CoEDL / elpis

🙊 software for creating speech recognition models.
https://elpis.readthedocs.io/en/latest/
Apache License 2.0
152 stars 33 forks source link

Support non-identical file names between .wav and .eaf, and recognise media offsets #215

Open mattchrlw opened 3 years ago

mattchrlw commented 3 years ago

Resolves #191, #193.

This implementation doesn't give the user any choice as to whether to match the file name of the corresponding .eaf file or to just get it from RELATIVE_MEDIA_URL. It defaults to the former behaviour and falls back to the later.

This implementation also ignores MEDIA_URL as it is difficult to wrestle it (e.g. "file:///Users/bbb/Desktop/abui/abui-audio-1.wav") into a format that the rest of the application will be able to handle easily.

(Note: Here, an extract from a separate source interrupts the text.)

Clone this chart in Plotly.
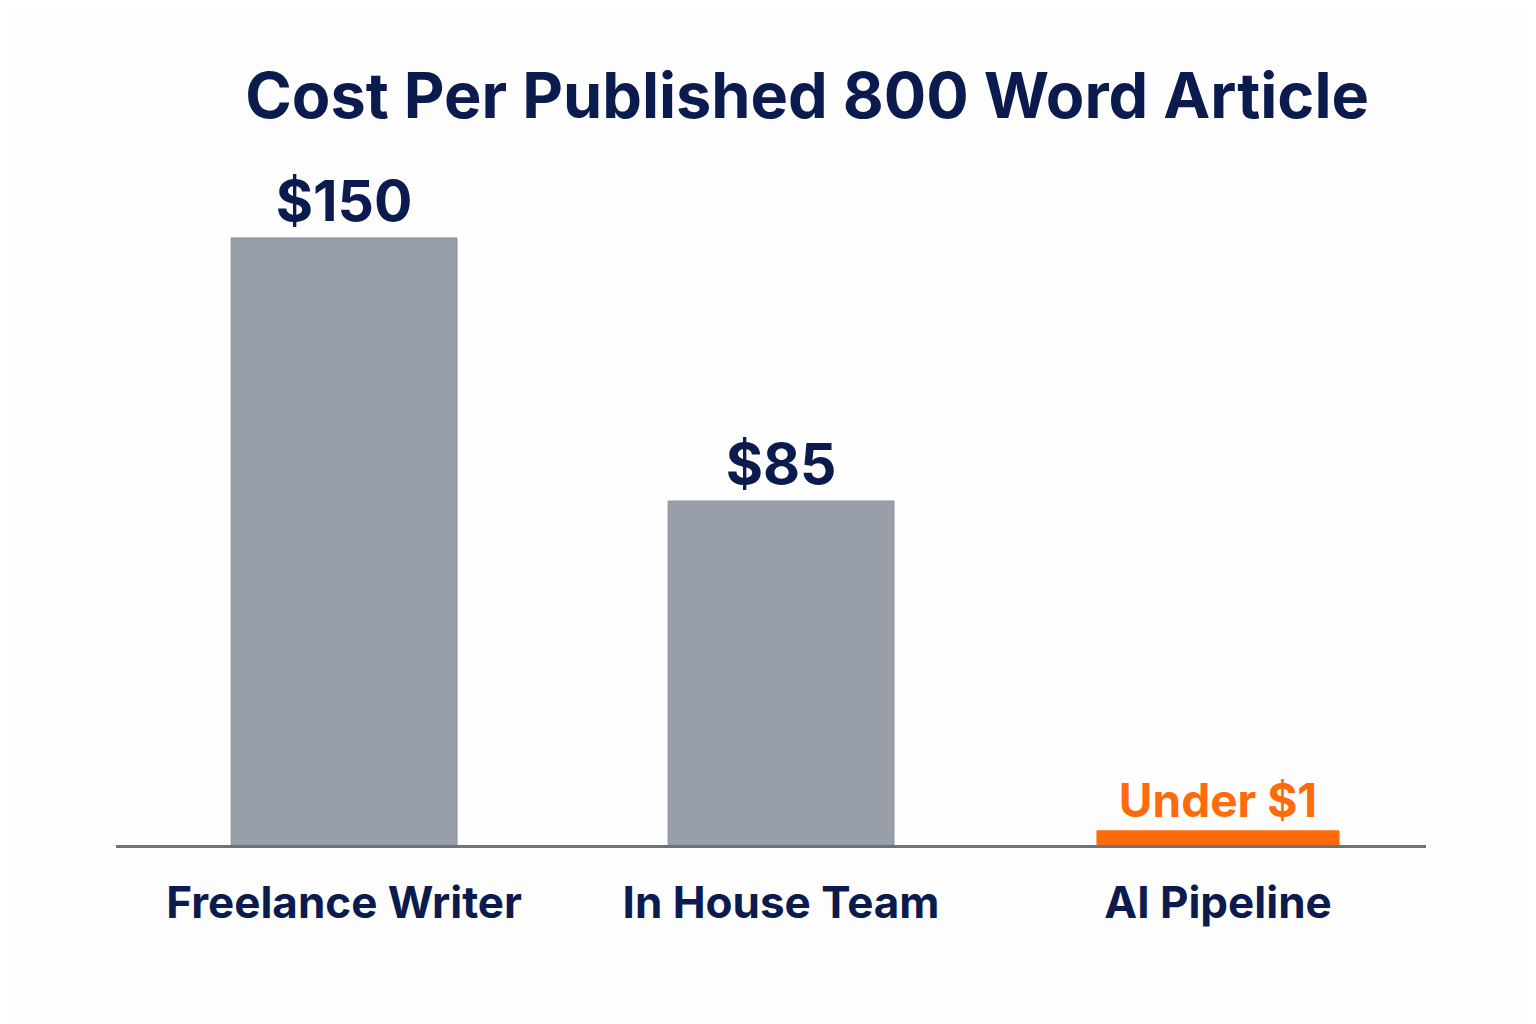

In other words, it assumes that RELATIVE_MEDIA_URL is well formed.

This also fixes any line = wer_lines[0] IndexError: list index out of range errors that may have been happening before, although please double check they are actually fixed.

Offsets are directly int()-ed from the .eaf file.

mattchrlw commented 3 years ago

I think a big part of the original tickets was implementing a UI feature that would highlight (in particular) if audio or eaf were uploaded without the corresponding eaf or audio file (respectively). The easiest way I can envisage to accomplish this is aligning the audio files horizontally in the UI with their transcriptions, which would make it obvious that a pair was missing either component (you could also highlight rows with a missing file, or something to that effect). The unfortunate downside to this is that you'll have to replicate the verification on the front end (This might help: https://www.npmjs.com/package/elan-parser ).

Ah okay, this might be a bit more work to do on the uploading side of things, as it won't just be a file drop anymore. But I can look into it 👌